It's a chair made of reclaimed plastic tubes. They're throw-aways from the assembly line where my friend works. It took about two weeks to build. I designed that hexagon pattern on the computer. We decided the hexagons would be better than flat rows in order to leave gaps and therefore make it lighter. It was really exciting to see it go from design to real life.
We drilled holes in each tube and tied them together with about 100 zip ties (why are zip ties so expensive, by the way? About $6 for a pack of 100).
We chose zip ties in the first place because our drilled holes weren't exact, so the alignment between one tube and the next wasn't perfect. Therefore, the zip ties were necessary to cover up for our imprecise drilling. However, I would have preferred bolts because they would have been much stronger. I also shyed away from glue because it's expensive and an eye-skin irritant. Furthermore, I avoided glue because I wanted it to be mechanically connected. Glue seemed like a cop-out.
The zip ties made the whole thing "flexy." So when you sat in it, it would bend and give to your weight.
It wasn't very comfortable nor practical because of it's size, especially in the original incarnation:
As you can see, the original model was much longer, which obviously gave more back support, but its weight and size were annoying. We chopped off the back.

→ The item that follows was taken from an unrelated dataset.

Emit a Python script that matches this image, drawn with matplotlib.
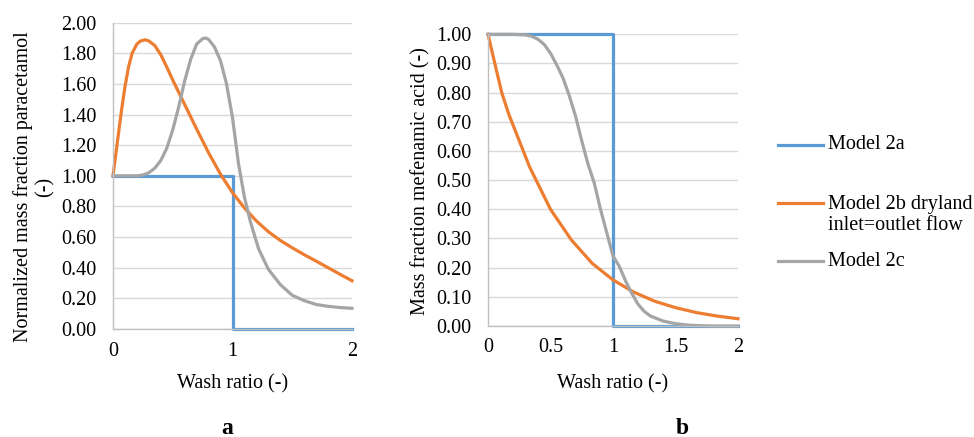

When you sat in it, it would bend and crackle, but hold up fine. For us skinny vegans, that is. Then one of our real-life-size friends came and sat in it. He leaned back, "ahhh..." and... Pop! The whole back fell off. After we all had a good laugh about it, I just put the whole thing — in two pieces — out on the curb. It was taking up too much room in the common area, and I was done with it. A day later, someone took it! I hope they had something creative in mind for it.